The only countries which came out relatively well out of recession were ones outside eurozone like Poland and UK, and ones who basically used it to steal money from the periphery countries like Germany did by forcing them to guarantee private banking loans.

And imagine that - half of Polish political parties want Poland to join euro. Even if this recession ends somehow, and so far nothing suggests that it ever will (Japan's lasts over two decades now with no end in sight), current structure of euro pretty much guarantees another, most likely even worse.

It would make some sense in Latvia maybe - 20% unemployment is not so bad compared with Russian tanks, but for Poland adopting euro would be an unrecoverable disaster.

Anti-euro parties are all basically crazy

Between Smoleńsk and Korwin... OK, that was a cheap shot, but the right wing side of Polish politics took a massive turn into crazy direction lately. Even Korwin used to be a useful voice of dissent in early 90s back when he was just a low-government libertarian instead of going basically full neoreaction.
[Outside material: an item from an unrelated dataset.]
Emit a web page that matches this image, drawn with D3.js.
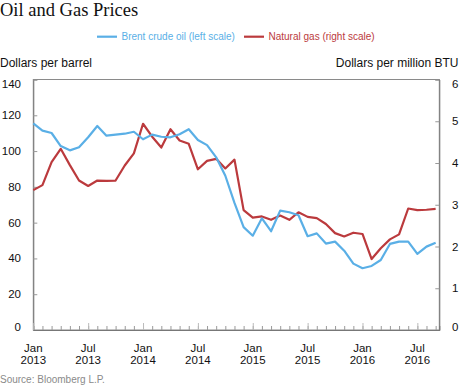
<!DOCTYPE html>
<html>
<head>
<meta charset="utf-8">
<script src="https://cdn.jsdelivr.net/npm/d3@7"></script>
<style>
  html, body { margin: 0; padding: 0; background: #fff; }
  svg { display: block; }
  text { font-family: "Liberation Sans", Arial, sans-serif; }
</style>
</head>
<body>
<svg id="chart" width="460" height="386"></svg>
<script>
// ---- data (monthly, Jan 2013 – Sep 2016) ----
const months = [
  "2013-01","2013-02","2013-03","2013-04","2013-05","2013-06","2013-07","2013-08","2013-09","2013-10","2013-11","2013-12",
  "2014-01","2014-02","2014-03","2014-04","2014-05","2014-06","2014-07","2014-08","2014-09","2014-10","2014-11","2014-12",
  "2015-01","2015-02","2015-03","2015-04","2015-05","2015-06","2015-07","2015-08","2015-09","2015-10","2015-11","2015-12",
  "2016-01","2016-02","2016-03","2016-04","2016-05","2016-06","2016-07","2016-08","2016-09"
];
const brent = [115.5,111.4,110.1,102.8,100.4,102.1,107.7,114.0,108.6,109.2,109.7,110.8,
               106.6,109.2,108.0,107.7,109.4,112.2,106.2,103.3,96.5,86.2,71.0,57.5,
               52.7,62.4,55.2,66.7,65.8,64.1,52.4,54.0,48.3,49.4,44.3,37.1,
               34.5,35.8,39.1,48.1,49.4,49.4,42.5,46.6,48.8];
const gas = [3.35,3.47,4.02,4.34,3.95,3.58,3.45,3.58,3.57,3.58,3.94,4.23,
             4.94,4.63,4.37,4.81,4.54,4.46,3.85,4.05,4.10,3.87,4.08,2.87,
             2.69,2.72,2.64,2.74,2.64,2.82,2.71,2.68,2.54,2.32,2.24,2.33,
             2.30,1.70,1.96,2.17,2.29,2.91,2.87,2.88,2.90];
const leftTicks = [0,20,40,60,80,100,120,140];
const rightTicks = [0,1,2,3,4,5,6];
const majorMonths = [0,6,12,18,24,30,36,42];
const majorLabels = [["Jan","2013"],["Jul","2013"],["Jan","2014"],["Jul","2014"],
                     ["Jan","2015"],["Jul","2015"],["Jan","2016"],["Jul","2016"]];
const seriesNames = ["Brent crude oil (left scale)","Natural gas (right scale)"];
const colors = ["#5aafe6","#bb3a3d"];

// ---- layout ----
const svg = d3.select("#chart");
const L = 33.3, R = 439.3, T = 79.5, B = 330;

const x = d3.scaleLinear().domain([0, 44.4]).range([L, R]);
const yL = d3.scaleLinear().domain([0, 140]).range([B, T]);
const yR = d3.scaleLinear().domain([0, 6]).range([B, T]);

// title
svg.append("text").attr("x", 0).attr("y", 16)
  .style("font-family", "'Liberation Serif', 'DejaVu Serif', serif")
  .style("font-size", "18.5px").attr("fill", "#111").text("Oil and Gas Prices");

// legend
const leg = [{x1: 97, tx: 121.5}, {x1: 244, tx: 268.5}];
leg.forEach((d, i) => {
  svg.append("line").attr("x1", d.x1).attr("x2", d.x1 + 20).attr("y1", 36.7).attr("y2", 36.7)
    .attr("stroke", colors[i]).attr("stroke-width", 2.2);
  svg.append("text").attr("x", d.tx).attr("y", 40.2).style("font-size", "10px")
    .attr("fill", colors[i]).text(seriesNames[i]);
});

// axis titles
svg.append("text").attr("x", 0).attr("y", 66.5).style("font-size", "12px").attr("fill", "#111")
  .text("Dollars per barrel");
svg.append("text").attr("x", 458.5).attr("y", 66.5).attr("text-anchor", "end")
  .style("font-size", "12px").attr("fill", "#111").text("Dollars per million BTU");

// frame
svg.append("rect").attr("x", L).attr("y", T).attr("width", R - L).attr("height", B - T)
  .attr("fill", "none").attr("stroke", "#8a8a8a").attr("stroke-width", 1);

// left axis
const gL = svg.append("g").attr("transform", `translate(${L},0)`)
  .call(d3.axisRight(yL).tickValues(leftTicks).tickSize(4).tickFormat(""));
gL.select(".domain").attr("stroke", "#777");
gL.selectAll(".tick line").attr("stroke", "#999");
svg.append("g").selectAll("text").data(leftTicks).join("text")
  .attr("x", 21).attr("y", d => yL(d) + 4 + (d === 140 ? 4.5 : d === 0 ? -3 : 0))
  .attr("text-anchor", "end").style("font-size", "11.5px").attr("fill", "#111").text(d => d);

// right axis
const gR = svg.append("g").attr("transform", `translate(${R},0)`)
  .call(d3.axisLeft(yR).tickValues(rightTicks).tickSize(4).tickFormat(""));
gR.select(".domain").attr("stroke", "#777");
gR.selectAll(".tick line").attr("stroke", "#999");
svg.append("g").selectAll("text").data(rightTicks).join("text")
  .attr("x", 452).attr("y", d => yR(d) + 4 + (d === 6 ? 4.5 : d === 0 ? -3 : 0))
  .attr("text-anchor", "start").style("font-size", "11.5px").attr("fill", "#111").text(d => d);

// bottom axis: minor monthly ticks
const gB = svg.append("g").attr("transform", `translate(0,${B})`)
  .call(d3.axisTop(x).tickValues(d3.range(months.length)).tickSize(4).tickFormat(""));
gB.select(".domain").attr("stroke", "#777");
gB.selectAll(".tick line").attr("stroke", "#9a9a9a");
// major ticks
const gM = svg.append("g").attr("transform", `translate(0,${B})`)
  .call(d3.axisTop(x).tickValues(majorMonths).tickSize(7).tickFormat(""));
gM.select(".domain").remove();
gM.selectAll(".tick line").attr("stroke", "#bbbbbb");
// major labels
const lab = svg.append("g").selectAll("text").data(majorMonths).join("text")
  .attr("text-anchor", "middle").style("font-size", "11.5px").attr("fill", "#111");
lab.append("tspan").attr("x", d => x(d)).attr("y", 352).text((d, i) => majorLabels[i][0]);
lab.append("tspan").attr("x", d => x(d)).attr("y", 364).text((d, i) => majorLabels[i][1]);

// lines
const lineL = d3.line().x((d, i) => x(i)).y(d => yL(d));
const lineR = d3.line().x((d, i) => x(i)).y(d => yR(d));
svg.append("path").datum(gas).attr("d", lineR).attr("fill", "none")
  .attr("stroke", colors[1]).attr("stroke-width", 2.2).attr("stroke-linejoin", "round");
svg.append("path").datum(brent).attr("d", lineL).attr("fill", "none")
  .attr("stroke", colors[0]).attr("stroke-width", 2.2).attr("stroke-linejoin", "round");

// source
svg.append("text").attr("x", 0).attr("y", 382.5).style("font-size", "10px").attr("fill", "#8a8a8a")
  .text("Source: Bloomberg L.P.");
</script>
</body>
</html>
Even ignoring the crazies and the nationalists, the only people who don't think everything about EU  are ones who want to pretty much dismantle the whole thing, and kick out all the foreigners while they're at it.

There's nobody who wants to turn EU into something workable - which at a minimum means ditching euro in its current form, and introducing an order of magnitude more democratic accountability than it currently has.

Does that mean I'm never voting again?

Not really. It makes sense to vote in elections to European Parliament based on policies parties have towards EU issues, since that's what they'll be doing. In national elections, domestic issues matter a lot more.

Not voting is a totally legitimate choice in any elections. When all choices are horrible, and my vote matters very little (since European Parliament has very little power), there's really no point in endorsing one or another of the horrible choices by voting for it.

To double check my decision I took the quiz on Latarnik Wyborczy website - and it seems I disagree with every single political party pretty much equally. Give it a try as well, maybe you care about other matters and don't consider euro or Smoleńsk as nonnegotiable issues like I do.